Labor is pushing for the changes, as it believes that it can raise an additional $11bn for federal coffers over four years. This figure is substantial enough for the party to take the risk of destabilizing a capital investment mechanism.

Freeman discussed Labor’s suggestion when announcing the results of one of his funds and indicated that it could make him ‘reconsider’ how he approached investing with banks that offered fully-franked dividends where the company has already paid the tax. If taxpayers cannot claim it back beyond a certain point, then some investors may deem the policy to be too punitive overall.

Additionally, Freeman spoke of how ‘franking is still going to have some value, it’s just the refundability’ but noted that the ‘total risk-reward dynamic has to be looked at in a different light.’
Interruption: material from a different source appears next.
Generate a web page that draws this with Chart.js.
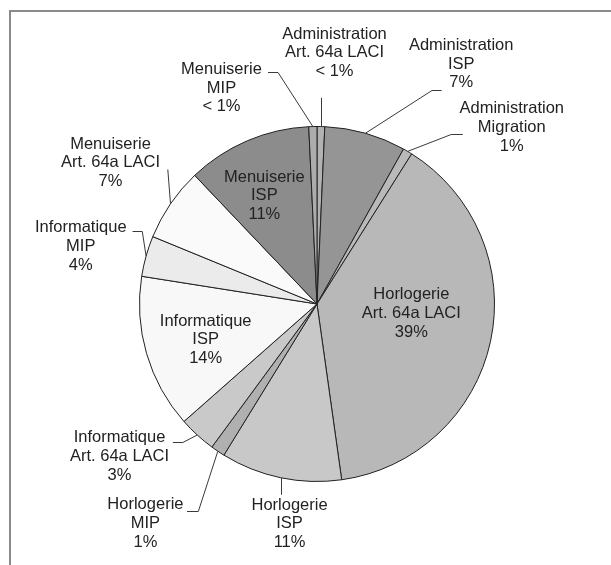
<!DOCTYPE html>
<html>
<head>
<meta charset="utf-8">
<script src="https://cdn.jsdelivr.net/npm/chart.js@4.4.1/dist/chart.umd.min.js"></script>
<style>
  html, body { margin: 0; padding: 0; background: #ffffff; }
  canvas { display: block; }
</style>
</head>
<body>
<canvas id="chart" width="611" height="565"></canvas>
<script>
// Sectors and measures, clockwise from 12 o'clock
const sectors = ['Administration', 'Administration', 'Administration',
                 'Horlogerie', 'Horlogerie', 'Horlogerie',
                 'Informatique', 'Informatique', 'Informatique',
                 'Menuiserie', 'Menuiserie', 'Menuiserie'];
const measures = ['Art. 64a LACI', 'ISP', 'Migration',
                  'Art. 64a LACI', 'ISP', 'MIP',
                  'Art. 64a LACI', 'ISP', 'MIP',
                  'Art. 64a LACI', 'ISP', 'MIP'];
// share of participants, in percent
const shares = [0.7, 7.4, 0.85, 38.8, 11.0, 1.3, 3.4, 14.0, 3.7, 6.7, 11.35, 0.74];
const shareLabels = ['< 1%', '7%', '1%', '39%', '11%', '1%', '3%', '14%', '4%', '7%', '11%', '< 1%'];

const sliceColors = ['#b2b2b2', '#959595', '#b9b9b9', '#b8b8b8', '#c8c8c8', '#b0b0b0',
                     '#c9c9c9', '#f8f8f8', '#ebebeb', '#fafafa', '#8c8c8c', '#acacac'];

// Label centre relative to the slice's outer mid point, and the leader line shape
const labelPlacement = [
  { dx: 13.6,  dy: -73.7, leader: { kind: 'v', to: 45 } },
  { dx: 95.7,  dy: -69.0, leader: { kind: 'h', ax: -19.5, ay: 25.6, elbow: -9.7 } },
  { dx: 104.1, dy: -24.1, leader: { kind: 'h', ax: -49.0, ay: 6.5,  elbow: -11.6 } },
  { dx: -79.2, dy: -27.8, leader: null },
  { dx: 8.9,   dy: 46.0,  leader: { kind: 'v', to: -29 } },
  { dx: -72.4, dy: 72.4,  leader: { kind: 'h', ax: 41.6, ay: -12.6, elbow: 11.3 } },
  { dx: -77.7, dy: 21.3,  leader: { kind: 'h', ax: 53.3, ay: -14.2, elbow: 10 } },
  { dx: 59.1,  dy: -13.7, leader: null },
  { dx: -65.3, dy: -9.6,  leader: { kind: 'h', ax: 51.8, ay: -15.1, elbow: 9.7 } },
  { dx: -60.0, dy: -41.0, leader: { kind: 'h', ax: 57.3, ay: 6.5,  elbow: 0 } },
  { dx: 17.0,  dy: 55.1,  leader: null },
  { dx: -91.4, dy: -38.5, leader: { kind: 'h', ax: 46.6, ay: -16.1, elbow: 10 } }
];

const LINE_GAP = 18.7;

const framePlugin = {
  id: 'frame',
  beforeDraw(chart) {
    const ctx = chart.ctx;
    ctx.save();
    ctx.fillStyle = '#ffffff';
    ctx.fillRect(0, 0, chart.width, chart.height);
    ctx.fillStyle = '#8a8a8a';
    ctx.fillRect(9, 10, chart.width - 9, 2);
    ctx.fillRect(9, 10, 2, chart.height - 10);
    ctx.restore();
  }
};

const sliceLabelPlugin = {
  id: 'sliceLabels',
  afterDatasetsDraw(chart) {
    const ctx = chart.ctx;
    const meta = chart.getDatasetMeta(0);
    ctx.save();
    ctx.font = '16.5px "Liberation Sans", Arial, sans-serif';
    ctx.textAlign = 'center';
    ctx.textBaseline = 'middle';
    meta.data.forEach((arc, i) => {
      const p = arc.getProps(['x', 'y', 'startAngle', 'endAngle', 'outerRadius'], true);
      const mid = (p.startAngle + p.endAngle) / 2;
      const ex = p.x + p.outerRadius * Math.cos(mid);
      const ey = p.y + p.outerRadius * Math.sin(mid);
      const place = labelPlacement[i];
      const lx = ex + place.dx;
      const ly = ey + place.dy;

      const ld = place.leader;
      if (ld) {
        ctx.strokeStyle = '#3a3a3a';
        ctx.lineWidth = 1;
        ctx.beginPath();
        if (ld.kind === 'v') {
          ctx.moveTo(Math.round(ex) + 0.5, ey);
          ctx.lineTo(Math.round(ex) + 0.5, ly + ld.to);
        } else {
          const ax = lx + ld.ax;
          const ay = Math.round(ly + ld.ay) + 0.5;
          ctx.moveTo(ax, ay);
          ctx.lineTo(ax + ld.elbow, ay);
          ctx.lineTo(ex, ey);
        }
        ctx.stroke();
      }

      ctx.fillStyle = '#222222';
      const lines = [sectors[i], measures[i], shareLabels[i]];
      lines.forEach((t, k) => ctx.fillText(t, lx, ly + (k - 1) * LINE_GAP));
    });
    ctx.restore();
  }
};

new Chart(document.getElementById('chart'), {
  type: 'pie',
  data: {
    labels: sectors.map((s, i) => s + ' ' + measures[i]),
    datasets: [{
      data: shares,
      backgroundColor: sliceColors,
      borderColor: '#222222',
      borderWidth: 1
    }]
  },
  options: {
    responsive: false,
    devicePixelRatio: 1,
    animation: false,
    radius: 177.5,
    layout: { padding: { left: 128, right: 105, top: 120, bottom: 77 } },
    plugins: {
      legend: { display: false },
      tooltip: { enabled: false }
    }
  },
  plugins: [framePlugin, sliceLabelPlugin]
});
</script>
</body>
</html>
With Labor leading in the polls for now, it seems that there could be further instability ahead for the major banks, which are still tending to open wounds after a series of scandals unearthed by Commissioner Kenneth Hayne and the Royal Commission inquiry. If the Liberal Party is unable to counter Labor with a manifesto that appeals to voters as much as it does to lenders, then there is a very real chance that the culture that has underpinned banking growth in Australia for the last decade could be set to change.

Analysis that Citigroup released last week suggested that the loss of multiple billions of dollars from banking margins could occur if franking credits change.